I, too long for the warm glow of late Autumn to rest my head in the fallen plumage of the Ash tree. I miss the whirligigs, the way they spun down from the Acer trees, and the way they gracefully landed in the curly, ever flowing Auburn hair of my mother.
If I try hard enough, I can still feel the wet fur of my dog. I can see his ivory coat and floppy ears bouncing as he splashes in the cold water of November. I can hear the quick chirps of the Song Sparrow, who perches in the Great Hemlock Trees, and the repetitive tweet of the Brown Thrasher, who stands proudly in the tall pines. I can hear the hoot of the Screech Owl; her low call vibrates her whole diaphragm. I can remember the Cardinal; her dipping notes were one of the first that I managed to mimic.
Autumn was the time for birds at my favorite place, their unorganized symphony brought by flocks of sparrows fill my memory.
When I close my eyes, I’m at my favorite place. It’s pure and green, but one street over one can find vandalized apartment buildings that have been targeted for open investigations. The romanticized version of the creek is in all actuality polluted by wrappers and baby diapers. The air closer towards the street reeks of cigarette smoke and vomit. If you look in the public trashcans, you may even find used condoms.
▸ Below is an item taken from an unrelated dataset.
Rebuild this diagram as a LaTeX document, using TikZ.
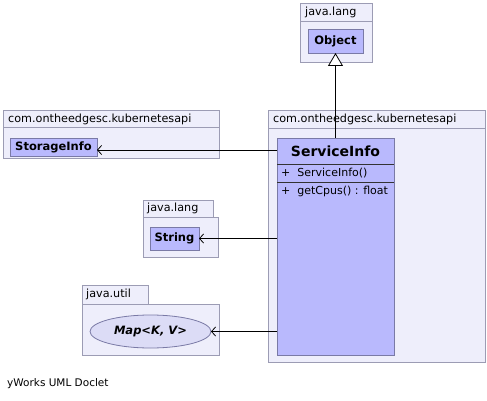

The clientele of my favorite place consists of low-income families, male and female hookers, and drug dealers who sell mostly marijuana and heroin. In fifty years, my favorite place may be suffocated by the rapid growth of downtown.
But to me, this place was eternal and untainted by the crumbling world around it. It was untouched by the cruel and malicious people of the world. In my mind, my favorite place is both ancient and young, each part of it equally respected. Great woe fills me in pursuit of days as simple as on Oceola street.